• WORK REQUIRED
Leaving out the pictures, retype the lines from the beginning of the listing through the line containing "days = list(range(0, 366, 5))".

• DATASET EXCERPT

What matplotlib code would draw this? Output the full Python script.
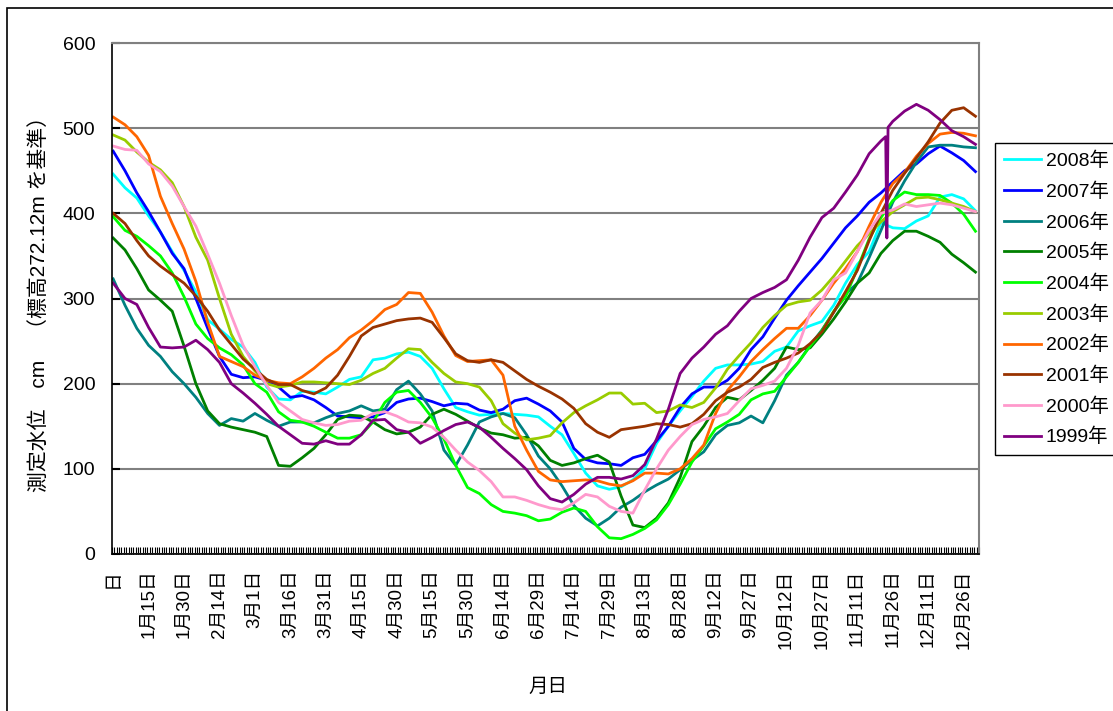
import numpy as np
import matplotlib
matplotlib.use("Agg")
import matplotlib.pyplot as plt

plt.rcParams['font.family'] = ['Liberation Sans', 'Noto Sans CJK JP', 'DejaVu Sans']

# -------- DATA (every 5 days) ------------------------------
days = list(range(0, 366, 5))

y2008 = [446, 430, 418, 397, 378, 355, 333, 308, 275, 264,
         252, 243, 225, 196, 182, 181, 191, 190, 188, 196,
         205, 208, 228, 230, 235, 237, 232, 218, 194, 172,
         167, 163, 164, 165, 164, 163, 161, 150, 140, 118,
         95, 80, 76, 79, 87, 100, 130, 150, 168, 185,
         203, 218, 222, 222, 223, 226, 238, 243, 262, 268,
         273, 292, 318, 340, 355, 389, 383, 382, 391, 397,
         419, 422, 417, 403]
y2007 = [473, 450, 424, 402, 378, 353, 335, 300, 265, 232,
         211, 207, 208, 204, 196, 184, 186, 181, 172, 162,
         161, 160, 161, 166, 178, 182, 183, 179, 174, 177,
         176, 169, 166, 170, 180, 183, 176, 168, 155, 124,
         111, 107, 106, 104, 113, 117, 133, 150, 172, 188,
         196, 196, 204, 218, 240, 255, 277, 298, 315, 331,
         347, 365, 383, 397, 413, 424, 437, 450, 458, 470,
         479, 471, 462, 449]
y2006 = [323, 292, 265, 245, 232, 214, 200, 184, 165, 151,
         159, 156, 165, 157, 150, 155, 155, 154, 160, 165,
         168, 174, 168, 170, 193, 203, 188, 168, 122, 104,
         128, 155, 161, 165, 160, 140, 115, 100, 80, 57,
         42, 33, 42, 55, 63, 73, 81, 88, 99, 110,
         120, 140, 151, 154, 162, 154, 180, 210, 225, 245,
         263, 284, 305, 318, 348, 380, 413, 438, 460, 478,
         480, 480, 478, 477]
y2005 = [371, 357, 335, 310, 298, 285, 244, 200, 168, 153,
         149, 146, 143, 138, 104, 103, 113, 124, 140, 158,
         163, 162, 155, 146, 141, 143, 149, 164, 170, 164,
         156, 148, 142, 140, 136, 137, 127, 110, 104, 107,
         112, 116, 108, 68, 34, 31, 42, 60, 90, 132,
         150, 172, 184, 181, 192, 204, 218, 243, 240, 242,
         258, 276, 296, 318, 330, 353, 368, 379, 379, 373,
         366, 352, 342, 331]
y2004 = [396, 380, 373, 362, 350, 330, 302, 270, 253, 242,
         234, 222, 200, 190, 167, 157, 155, 150, 143, 136,
         136, 140, 155, 178, 190, 192, 178, 160, 135, 104,
         78, 71, 58, 50, 48, 45, 39, 41, 49, 54,
         50, 32, 19, 18, 23, 30, 40, 58, 82, 108,
         127, 147, 155, 164, 181, 188, 191, 208, 225, 244,
         262, 285, 302, 335, 370, 395, 415, 425, 422, 422,
         421, 412, 399, 379]
y2003 = [492, 486, 472, 460, 451, 436, 408, 372, 345, 300,
         258, 232, 215, 200, 196, 198, 202, 202, 201, 200,
         199, 204, 212, 218, 230, 241, 240, 225, 212, 202,
         200, 196, 180, 153, 142, 134, 136, 139, 154, 166,
         174, 181, 189, 189, 176, 177, 166, 168, 175, 172,
         178, 195, 217, 233, 248, 266, 280, 292, 296, 298,
         310, 326, 344, 362, 376, 390, 402, 410, 418, 419,
         416, 412, 408, 402]
y2002 = [513, 504, 490, 468, 420, 388, 358, 320, 272, 232,
         226, 220, 210, 204, 201, 200, 208, 218, 230, 240,
         254, 263, 274, 287, 293, 307, 306, 284, 256, 233,
         226, 227, 228, 210, 150, 122, 97, 87, 85, 86,
         87, 86, 82, 80, 86, 95, 95, 94, 100, 112,
         128, 165, 192, 208, 226, 240, 253, 265, 265, 280,
         298, 318, 335, 355, 385, 413, 435, 448, 467, 482,
         493, 495, 494, 491]
y2001 = [400, 388, 368, 350, 338, 328, 318, 303, 285, 263,
         246, 229, 217, 205, 199, 199, 192, 188, 195, 210,
         232, 256, 266, 270, 274, 276, 277, 272, 254, 235,
         227, 225, 228, 225, 215, 205, 197, 190, 182, 171,
         153, 143, 137, 146, 148, 150, 153, 152, 149, 153,
         164, 180, 190, 196, 205, 219, 225, 230, 236, 247,
         261, 284, 308, 333, 368, 400, 427, 447, 465, 484,
         506, 521, 524, 514]
y2000 = [479, 475, 474, 458, 449, 432, 408, 385, 352, 318,
         280, 245, 220, 198, 178, 168, 158, 154, 151, 152,
         156, 157, 165, 167, 162, 155, 154, 149, 137, 122,
         108, 98, 85, 67, 67, 63, 58, 54, 52, 60,
         70, 67, 56, 50, 48, 75, 100, 122, 138, 152,
         158, 161, 165, 180, 194, 198, 203, 218, 245, 283,
         298, 322, 330, 355, 380, 400, 404, 411, 408, 410,
         412, 410, 406, 402]
# 1999 has a one-day drop near 11/26, so it carries three extra days
days_1999 = days[:66] + [327, 327.5, 328] + days[66:]
y1999 = [318, 300, 293, 266, 243, 242, 243, 251, 240, 225,
         200, 189, 177, 164, 150, 140, 130, 129, 133, 129,
         129, 140, 157, 158, 146, 143, 130, 137, 145, 152,
         155, 149, 137, 124, 112, 99, 80, 65, 61, 70,
         82, 90, 90, 88, 92, 105, 135, 170, 212, 230,
         243, 258, 268, 285, 300, 307, 313, 322, 345, 372,
         395, 406, 425, 445, 470, 485, 490, 371, 501,
         508, 520, 528, 521,
         510, 497, 490, 481]

years = ["2008年", "2007年", "2006年", "2005年", "2004年",
         "2003年", "2002年", "2001年", "2000年", "1999年"]
series = [y2008, y2007, y2006, y2005, y2004, y2003, y2002, y2001, y2000, y1999]
xs = [days] * 9 + [days_1999]
colors = ["#00FFFF", "#0000FF", "#008080", "#008000", "#00FF00",
          "#99CC00", "#FF6600", "#993300", "#FF99CC", "#800080"]

tick_pos = list(range(0, 361, 15))
tick_labels = ["日", "1月15日", "1月30日", "2月14日", "3月1日", "3月16日", "3月31日",
               "4月15日", "4月30日", "5月15日", "5月30日", "6月14日", "6月29日",
               "7月14日", "7月29日", "8月13日", "8月28日", "9月12日", "9月27日",
               "10月12日", "10月27日", "11月11日", "11月26日", "12月11日", "12月26日"]

# -------- PLOT ----------
fig = plt.figure(figsize=(11.13, 7.11), dpi=100)
ax = fig.add_axes([112 / 1113, 1 - 554 / 711, 867 / 1113, 511 / 711])

for x, y, c, lab in zip(xs, series, colors, years):
    ax.plot(x, y, color=c, lw=2.0, label=lab, solid_joinstyle="round")

ax.set_xlim(-0.5, 366.5)
ax.set_ylim(0, 600)
ax.set_yticks(range(0, 601, 100))
ax.yaxis.grid(True, color="#808080", lw=1.5)
ax.set_axisbelow(True)

ax.set_xticks(tick_pos)
ax.set_xticklabels(tick_labels, rotation=90, va="top", ha="center", fontsize=13.5)
ax.set_xticks(np.arange(-0.5, 367, 1), minor=True)
ax.tick_params(axis="x", which="major", length=0, pad=11)
ax.tick_params(axis="x", which="minor", direction="in", length=5, width=0.8)
ax.tick_params(axis="y", direction="in", length=6, width=1.5, labelsize=14, pad=12)

for s in ["top", "right"]:
    ax.spines[s].set_color("#808080")
    ax.spines[s].set_linewidth(1.5)
ax.spines["left"].set_linewidth(1.2)
ax.spines["bottom"].set_linewidth(1.2)

ax.set_ylabel("測定水位　cm　（標高272.12m を基準）", fontsize=15, labelpad=10)
fig.text(548 / 1113, 1 - 687 / 711, "月日", ha="center", va="center", fontsize=14)

fig.legend(loc="upper left", bbox_to_anchor=(995 / 1113, 1 - 143 / 711),
           frameon=True, fancybox=False, edgecolor="black", framealpha=1,
           borderaxespad=0, fontsize=14, handlelength=1.9, handletextpad=0.25,
           labelspacing=0.63, borderpad=0.45)

# outer chart border
fig.patches.append(plt.Rectangle((7 / 1113, -0.1), 1.2, 1.1 - 8 / 711, transform=fig.transFigure,
                                 fill=False, ec="black", lw=1.2))

fig.savefig("out.png", dpi=100)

• SOLUTION
What matplotlib code would draw this? Output the full Python script.
import numpy as np
import matplotlib
matplotlib.use("Agg")
import matplotlib.pyplot as plt

plt.rcParams['font.family'] = ['Liberation Sans', 'Noto Sans CJK JP', 'DejaVu Sans']

# -------- DATA (every 5 days) ------------------------------
days = list(range(0, 366, 5))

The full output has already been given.